It’s a different kind of offseason in the NFL this year, so it’s a different kind of draft season for the Packers.
The labor situation eliminates the annual scramble to sign undrafted free agents after the three days of formal selections conclude, so it’ll be awhile before the next Sam Shields is potentially in the fold.
There also will be no rookie orientation at Lambeau Field the week after the draft picks hear their names called. They’ll have to wait for their playbooks.
The biggest difference, though, will be Green Bay’s position in the first round.
“I love picking at 32,” said General Manager Ted Thompson, who is about to preside over his seventh draft for the Packers. “I love what that means.”
What that means, of course, is that the Packers are the reigning Super Bowl champions, which relegates them to the last pick of the opening round, set for next Thursday night.
It’s the position everyone strives for, though even Thompson admitted in his annual pre-draft press conference that the glory will wear off once the second round begins next Friday.
“The later rounds, it’s not quite as much fun because you’re sitting there and now you’re picking at 64 instead of 40, or 96 instead of 70,” he said. “So you have to watch 28 names come off, or 30 names come off.”
That part isn’t different, really. Excluding trades or compensatory picks, there are always that many names that vanish between a team’s picks.
That’s why Thompson emphasized that the scouting and personnel staff’s preparation for the draft was the same this year as any year. There may be a few players at the top of the first round they’ve assumed are out of reach, but otherwise the homework was done diligently and thoroughly, even if it was accomplished in a tighter time frame because the season itself lasted until that memorable Feb. 6 in Dallas.
“We tried to do everything business as usual,” Thompson said. “We are caught up. We’re ready to go and we feel good about where we are.”
They also feel good about their philosophy, another thing that’s staying the same. As he does every year at this time, Thompson reinforced his belief in taking the best player available versus drafting for need.
A GM’s dream is to see the top player on his board fit his roster’s biggest need when it’s his turn to pick, but barring that perfect marriage, value trumps need in part because it’s actually harder to project the latter.
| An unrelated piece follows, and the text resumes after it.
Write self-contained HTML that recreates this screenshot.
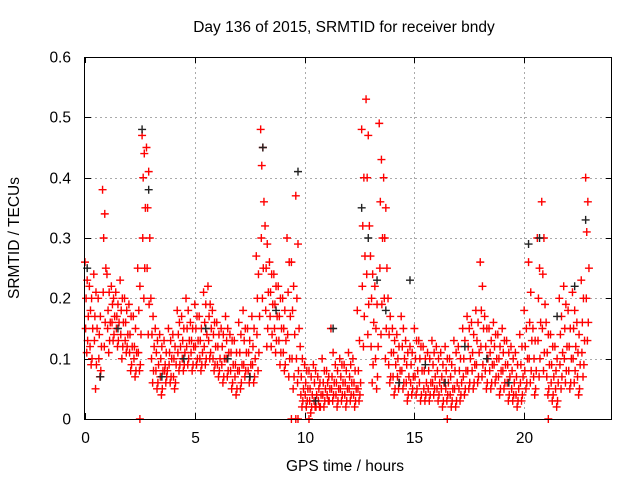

“You don’t know what your needs are going to be,” Thompson said. “You might think you have a need at the end of April, or you may think you have a strong position at the end of April, but you don’t know where that’s going to be come August 1st, as we found out this season.”
The Packers have nine picks in all – their one allotted choice in each of the seven rounds, plus an extra fourth-round compensatory choice (for having lost free agent Aaron Kampman) and an extra seventh-round pick (from Carolina for the 2009 J.J. Jansen trade).
Modestly, Thompson said he doesn’t believe he and his staff work the draft any better than anyone else, but his track record doesn’t lie. Only one of his six first-round picks wasn’t a major contributor on the Super Bowl XLV champions, and no single round has failed to produce regular players during his tenure.
Should those trends continue, this draft season won’t be so different after all.
“There’s going to be a good player to pick every time it’s our turn to pick,” Thompson said. “Our job is to make sure we find that player and call his name.”